The People in the Trees
First of all, I have to start by saying I simply cannot believe this is Hanya Yanagihara’s first novel. Holy crap!
The People in the Trees is an imaginative work, to say the very least. To say the most, it’s the best debut novel I think I’ve ever read. Talk about coming out of the gate strong. Yanagihara has not only created a complex and fully realized protagonist, but also an entire fictional culture. Norton Perina is fresh out of med school when he signs up to join anthropologist Paul Tallent on an expedition to the remote island of Ivu’ivu in search of a lost tribe. The adventure doesn’t stop, however, when they actually find this tribe; instead another mystery begins. It turns out certain members of the tribe have been alive for an impossibly long time, the oldest being around 200 years old. Norton’s discovery and subsequent publications as to the cause of their prolonged life spans eventually leads to the decimation of the island and its culture. In the wake of his fame, he has a falling out with Tallent and this combined with a sense of guilt about the current state of Ivu’ivu leads Norton to begin collecting unwanted children and raising them as his own. Eventually, one of his children accuses him of sexual abuse, of which he is convicted and sent to prison.
The novel is told from Norton’s point of view, but is comprised of his communications from prison with his only remaining friend. This friend and former colleague, Robert Kubodera, has encouraged Norton to write to him the memoirs he had always planned on penning. He collects and edits these, presumably without Norton’s knowledge, with the intention of publishing it to show the world Norton’s side of the story. This layer adds another interesting element, as not only is the narrator biased but also the editor. This makes the ending a real shock to the system, one the reader will possibly sit with for quite some time.
Not only is this an unbelievable imaginative achievement, this book calls society out for many of its fatal flaws. Capitalist greed, colonization, and even human nature in general all get a harsh light shined upon them. The effect of Norton’s discovery on the island is indeed heartbreaking. This vibrant culture that Yanagihara created is completely destroyed by the end of the novel. The ceremonies and mythologies are completely abandoned in favor of Western ideologies and obsessions, including but not limited to alcohol and junk food. It’s not surprising that many people blamed Norton for what happened, but it’s also pretty clear that he didn’t set out to destroy these people. He feels some modicum of guilt, even if he never fully admits it to anyone.
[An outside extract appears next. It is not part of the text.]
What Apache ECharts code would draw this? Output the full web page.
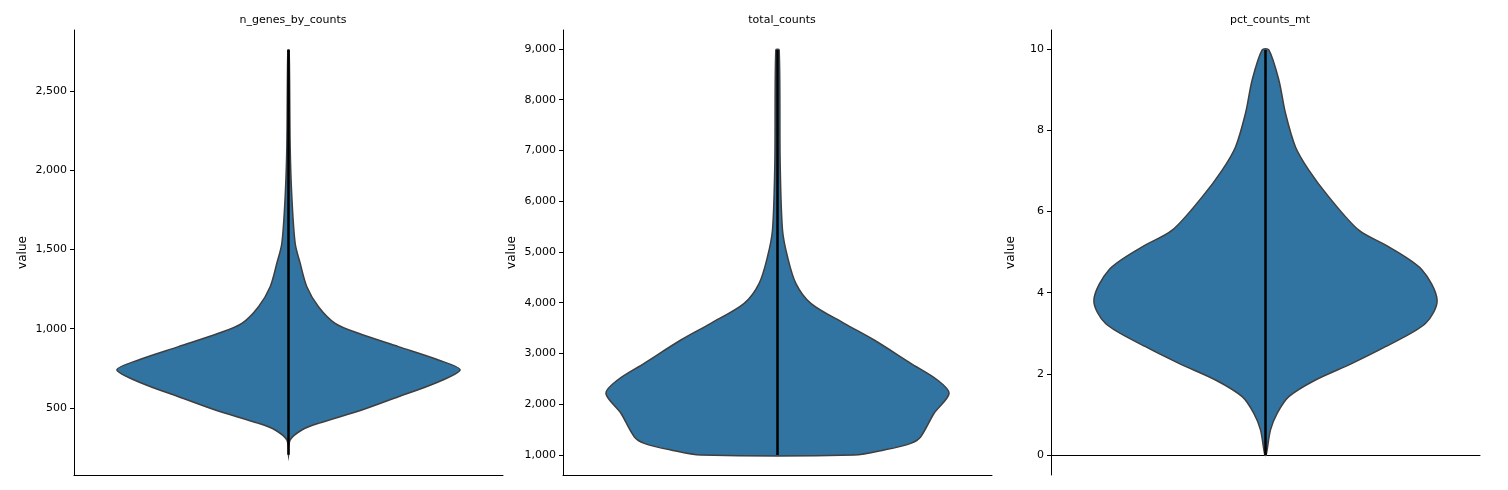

Norton Perina is a truly remarkable protagonist. Since the novel starts with him writing from prison having been convicted of sexually abusing a minor, I started off apprehensive. I tried to wait to find out if he really did it or not, but the knowledge that it was coming definitely tainted his story from the beginning. I was astonished to find midway through the novel that I had almost forgotten about the accusations completely. Norton begins his story from the very top, covering his childhood all the way through medical school and then to the expedition that would change his life. By the time we reached the part where he starts adopting kids, I was almost entirely convinced he might have been simply misunderstood. It is clear that he doesn’t think the way most people do, he is hyper-intellectual and in that vein everything is a matter of logic and reason to him. However, he does still struggle with feelings of loneliness, and possibly latent homosexuality, as he is nearly incapable of connecting to people. But even these struggles become intellectualized, he never names himself as lonely but he recognizes that that must be what he is experiencing. In the end the reader truly has to make up their own mind about him: Does one (truly ugly and heinous) fault tip the scale of a person from good to evil?
I can’t wait to read what Hanya Yanagihara has next, because she is one seriously talented writer. The People in the Trees is a novel that lives with the reader well after the last page is read.